Why Unoptimized Images Hurt Performance
Large, unoptimized images are a primary cause of slow websites. When a user visits your page, their browser must download all assets before rendering the content. Large JPG files from digital cameras are often the biggest performance bottleneck, with some individual images exceeding 5 MB.
A slow site leads to user frustration and higher bounce rates. Research consistently shows that pages loading in more than 3 seconds lose over 50% of mobile visitors. For e-commerce sites, this translates directly to lost revenue.
The Business Impact of Image Optimization
| Optimization Goal | Primary Method | Business Impact |
|---|---|---|
| Faster Page Loads | Compression and modern formats | Lower bounce rates, higher conversions |
| Better SEO Rankings | Improving Core Web Vitals | Higher visibility, more organic traffic |
| Reduced Bandwidth Costs | Serving smaller files | Lower hosting and CDN bills |
| Improved Accessibility | Descriptive alt text | Wider audience reach, better indexing |
The Core Web Vitals Connection
Google uses a set of metrics called Core Web Vitals to measure user experience.
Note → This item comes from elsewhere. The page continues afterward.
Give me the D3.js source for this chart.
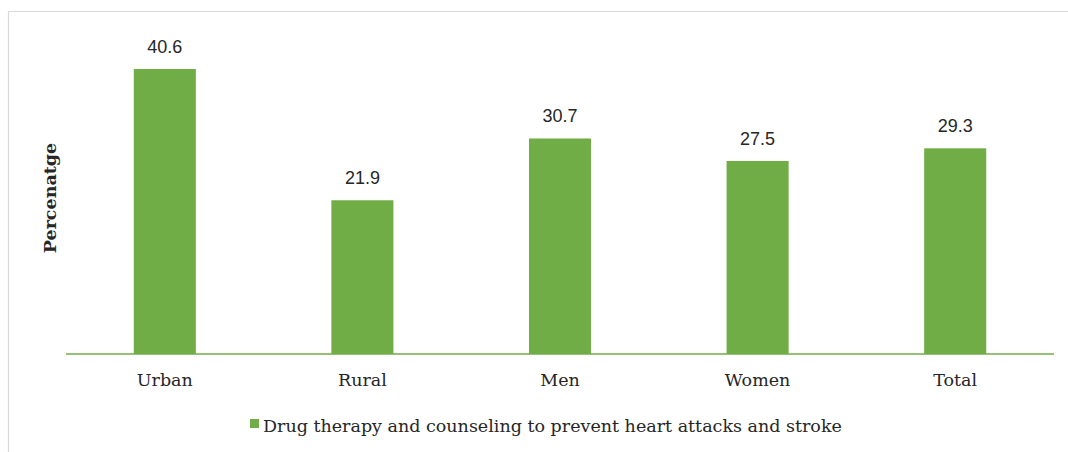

Images directly influence these scores, which are a known ranking factor.
- Largest Contentful Paint (LCP) — Measures how quickly the main content loads. A large, unoptimized hero image will result in a poor LCP score. Target: under 2.5 seconds.
- Cumulative Layout Shift (CLS) — Occurs when content shifts as images without defined dimensions load. This creates a poor user experience. Target: under 0.1.
- Interaction to Next Paint (INP) — A browser downloading large images is less responsive to user input. This leads to a sluggish feel. Target: under 200ms.
The Quality vs. File Size Trade-off
The central challenge is managing the trade-off between image quality and file size. Every kilobyte saved improves performance, especially for users on slow mobile connections.
The goal is to find the point where the file is as small as possible before any quality loss becomes noticeable. Modern compression algorithms make this easier than ever, allowing 60-80% size reductions with no visible degradation at normal viewing distances.
Choosing the Right Image Format
Selecting the correct file format is the first critical step in image optimization. The format determines the rules for compression, quality, and features like transparency. The content of your image—a detailed photograph versus a simple logo—will guide your choice.
The Four Main Web Formats
Four primary formats are used on the web today, each with a specific purpose:
- JPG (JPEG) — The standard for photographs and images with complex colors. Uses lossy compression, achieving file sizes 60-75% smaller than lossless formats. Over-compression can introduce visible artifacts.
- PNG — Used for images requiring transparency, like logos and icons. Uses lossless compression, preserving perfect quality at the cost of larger file sizes for photographic images.
- WebP — A modern format from Google supporting both lossy and lossless compression, plus transparency and animation. A lossy WebP is typically 25-35% smaller than a comparable JPG. You can convert JPG to WebP or PNG to WebP in bulk.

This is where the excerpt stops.